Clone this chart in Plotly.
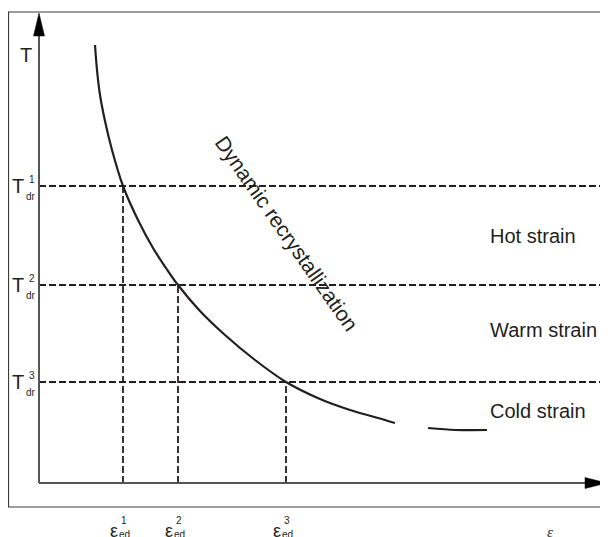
import plotly.graph_objects as go

# ---- data (strain eps, temperature T in arbitrary units) ----
eps_curve = [0.56, 0.58, 0.61, 0.66, 0.73, 0.84, 0.99, 1.14, 1.27, 1.39, 1.61, 1.86, 2.16, 2.47, 2.81, 3.11, 3.46, 3.56]
T_curve = [4.38, 4.13, 3.88, 3.62, 3.33, 2.97, 2.63, 2.35, 2.15, 1.98, 1.72, 1.48, 1.23, 1.01, 0.84, 0.73, 0.63, 0.60]
eps_tail = [3.89, 4.16, 4.48]
T_tail = [0.55, 0.53, 0.53]

T_levels = [2.97, 1.98, 1.01]          # T_dr^1, T_dr^2, T_dr^3
eps_levels = [0.84, 1.39, 2.47]        # eps_ed^1, eps_ed^2, eps_ed^3
level_names = ["1", "2", "3"]
regions = ["Hot strain", "Warm strain", "Cold strain"]
region_T = [2.47, 1.53, 0.72]

# ranges compensate for the 8px page margin of the html body
X_MIN, X_MAX = -0.31, 5.77
Y_MIN, Y_MAX = -0.62, 4.75
X_END = 5.68
Y_END = 4.70

INK = "#231f20"
FONT = "Liberation Sans, Arial, sans-serif"

fig = go.Figure()

# dashed guide lines
for e, t in zip(eps_levels, T_levels):
    fig.add_trace(go.Scatter(x=[0, X_MAX + 0.2], y=[t, t], mode="lines",
                             line=dict(color=INK, width=1.8, dash="7px,3px"),
                             hoverinfo="skip", showlegend=False))
    fig.add_trace(go.Scatter(x=[e, e], y=[0, t], mode="lines",
                             line=dict(color=INK, width=1.8, dash="7px,3px"),
                             hoverinfo="skip", showlegend=False))

# curve
fig.add_trace(go.Scatter(x=eps_curve, y=T_curve, mode="lines",
                         line=dict(color=INK, width=2.2, shape="spline", smoothing=1.0),
                         hoverinfo="skip", showlegend=False))
fig.add_trace(go.Scatter(x=eps_tail, y=T_tail, mode="lines",
                         line=dict(color=INK, width=2.2, shape="spline", smoothing=0.8),
                         hoverinfo="skip", showlegend=False))

shapes = []
# outer frame
shapes.append(dict(type="rect", x0=-0.305, y0=-0.24, x1=6.2, y1=4.71,
                   line=dict(color="#3a3a3a", width=1.2), fillcolor="rgba(0,0,0,0)", layer="below"))
# axes
shapes.append(dict(type="line", x0=0, y0=0, x1=0, y1=Y_END - 0.1, line=dict(color="#555555", width=2)))
shapes.append(dict(type="line", x0=0, y0=0, x1=X_END - 0.1, y1=0, line=dict(color="#555555", width=2)))
# arrow heads
shapes.append(dict(type="path", path=f"M -0.055,{Y_END-0.23} L 0,{Y_END} L 0.055,{Y_END-0.23} Z",
                   fillcolor="#000000", line=dict(color="#000000", width=0.5)))
shapes.append(dict(type="path", path=f"M {X_END-0.22},-0.055 L {X_END},0 L {X_END-0.22},0.055 Z",
                   fillcolor="#000000", line=dict(color="#000000", width=0.5)))

ann = []
def txt(x, y, s, size, xanchor="center", family=FONT, angle=0, yanchor="middle"):
    ann.append(dict(x=x, y=y, text=s, showarrow=False, xanchor=xanchor, yanchor=yanchor,
                    textangle=angle, font=dict(family=family, size=size, color=INK)))

txt(-0.13, 4.28, "T", 20)
for t, n in zip(T_levels, level_names):
    txt(-0.21, t, "T", 20)
    txt(-0.075, t + 0.07, n, 10)
    txt(-0.085, t - 0.10, "dr", 10)
for e, n in zip(eps_levels, level_names):
    dx = -0.095
    txt(e + dx, -0.48, "ε", 18)
    txt(e + 0.01, -0.37, n, 10)
    txt(e + 0.01, -0.51, "ed", 10)
txt(5.11, -0.49, "<i>ε</i>", 15, family="Liberation Serif, Times New Roman, serif")

for r, t in zip(regions, region_T):
    txt(4.49, t, r, 20, xanchor="left")

txt(2.48, 2.50, "Dynamic recrystallization", 21, angle=55)

fig.update_layout(
    width=608, height=537,
    margin=dict(l=0, r=0, t=0, b=0),
    paper_bgcolor="white", plot_bgcolor="white",
    xaxis=dict(range=[X_MIN, X_MAX], visible=False, fixedrange=True),
    yaxis=dict(range=[Y_MIN, Y_MAX], visible=False, fixedrange=True),
    shapes=shapes, annotations=ann, showlegend=False,
)

fig.write_html("out.html")
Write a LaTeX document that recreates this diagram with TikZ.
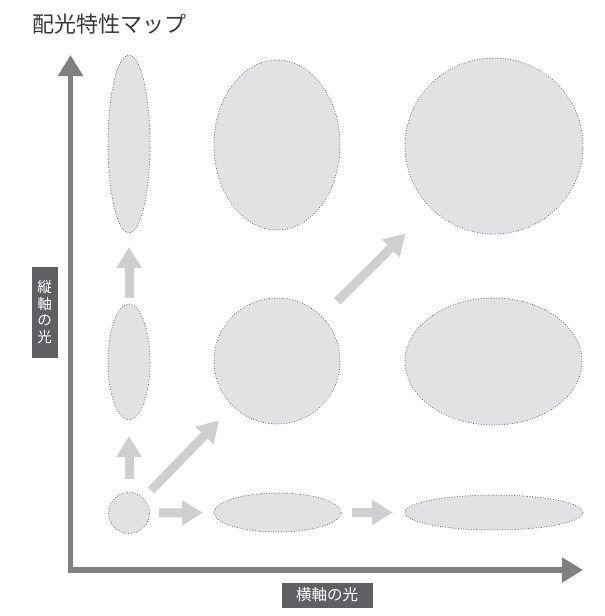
***
All records above are to be printed exactly, minus the pictures they contain.

| Response |
Clone this chart in Plotly.
import plotly.graph_objects as go

# ---- data (strain eps, temperature T in arbitrary units) ----
eps_curve = [0.56, 0.58, 0.61, 0.66, 0.73, 0.84, 0.99, 1.14, 1.27, 1.39, 1.61, 1.86, 2.16, 2.47, 2.81, 3.11, 3.46, 3.56]
T_curve = [4.38, 4.13, 3.88, 3.62, 3.33, 2.97, 2.63, 2.35, 2.15, 1.98, 1.72, 1.48, 1.23, 1.01, 0.84, 0.73, 0.63, 0.60]
eps_tail = [3.89, 4.16, 4.48]
T_tail = [0.55, 0.53, 0.53]

T_levels = [2.97, 1.98, 1.01]          # T_dr^1, T_dr^2, T_dr^3
eps_levels = [0.84, 1.39, 2.47]        # eps_ed^1, eps_ed^2, eps_ed^3
level_names = ["1", "2", "3"]
regions = ["Hot strain", "Warm strain", "Cold strain"]
region_T = [2.47, 1.53, 0.72]

# ranges compensate for the 8px page margin of the html body
X_MIN, X_MAX = -0.31, 5.77
Y_MIN, Y_MAX = -0.62, 4.75
X_END = 5.68
Y_END = 4.70

INK = "#231f20"
FONT = "Liberation Sans, Arial, sans-serif"

fig = go.Figure()

# dashed guide lines
for e, t in zip(eps_levels, T_levels):
    fig.add_trace(go.Scatter(x=[0, X_MAX + 0.2], y=[t, t], mode="lines",
                             line=dict(color=INK, width=1.8, dash="7px,3px"),
                             hoverinfo="skip", showlegend=False))
    fig.add_trace(go.Scatter(x=[e, e], y=[0, t], mode="lines",
                             line=dict(color=INK, width=1.8, dash="7px,3px"),
                             hoverinfo="skip", showlegend=False))

# curve
fig.add_trace(go.Scatter(x=eps_curve, y=T_curve, mode="lines",
                         line=dict(color=INK, width=2.2, shape="spline", smoothing=1.0),
                         hoverinfo="skip", showlegend=False))
fig.add_trace(go.Scatter(x=eps_tail, y=T_tail, mode="lines",
                         line=dict(color=INK, width=2.2, shape="spline", smoothing=0.8),
                         hoverinfo="skip", showlegend=False))

shapes = []
# outer frame
shapes.append(dict(type="rect", x0=-0.305, y0=-0.24, x1=6.2, y1=4.71,
                   line=dict(color="#3a3a3a", width=1.2), fillcolor="rgba(0,0,0,0)", layer="below"))
# axes
shapes.append(dict(type="line", x0=0, y0=0, x1=0, y1=Y_END - 0.1, line=dict(color="#555555", width=2)))
shapes.append(dict(type="line", x0=0, y0=0, x1=X_END - 0.1, y1=0, line=dict(color="#555555", width=2)))
# arrow heads
shapes.append(dict(type="path", path=f"M -0.055,{Y_END-0.23} L 0,{Y_END} L 0.055,{Y_END-0.23} Z",
                   fillcolor="#000000", line=dict(color="#000000", width=0.5)))
shapes.append(dict(type="path", path=f"M {X_END-0.22},-0.055 L {X_END},0 L {X_END-0.22},0.055 Z",
                   fillcolor="#000000", line=dict(color="#000000", width=0.5)))

ann = []
def txt(x, y, s, size, xanchor="center", family=FONT, angle=0, yanchor="middle"):
    ann.append(dict(x=x, y=y, text=s, showarrow=False, xanchor=xanchor, yanchor=yanchor,
                    textangle=angle, font=dict(family=family, size=size, color=INK)))

txt(-0.13, 4.28, "T", 20)
for t, n in zip(T_levels, level_names):
    txt(-0.21, t, "T", 20)
    txt(-0.075, t + 0.07, n, 10)
    txt(-0.085, t - 0.10, "dr", 10)
for e, n in zip(eps_levels, level_names):
    dx = -0.095
    txt(e + dx, -0.48, "ε", 18)
    txt(e + 0.01, -0.37, n, 10)
    txt(e + 0.01, -0.51, "ed", 10)
txt(5.11, -0.49, "<i>ε</i>", 15, family="Liberation Serif, Times New Roman, serif")

for r, t in zip(regions, region_T):
    txt(4.49, t, r, 20, xanchor="left")

txt(2.48, 2.50, "Dynamic recrystallization", 21, angle=55)

fig.update_layout(
    width=608, height=537,
    margin=dict(l=0, r=0, t=0, b=0),
    paper_bgcolor="white", plot_bgcolor="white",
    xaxis=dict(range=[X_MIN, X_MAX], visible=False, fixedrange=True),
    yaxis=dict(range=[Y_MIN, Y_MAX], visible=False, fixedrange=True),
    shapes=shapes, annotations=ann, showlegend=False,
)

fig.write_html("out.html")
Write a LaTeX document that recreates this diagram with TikZ.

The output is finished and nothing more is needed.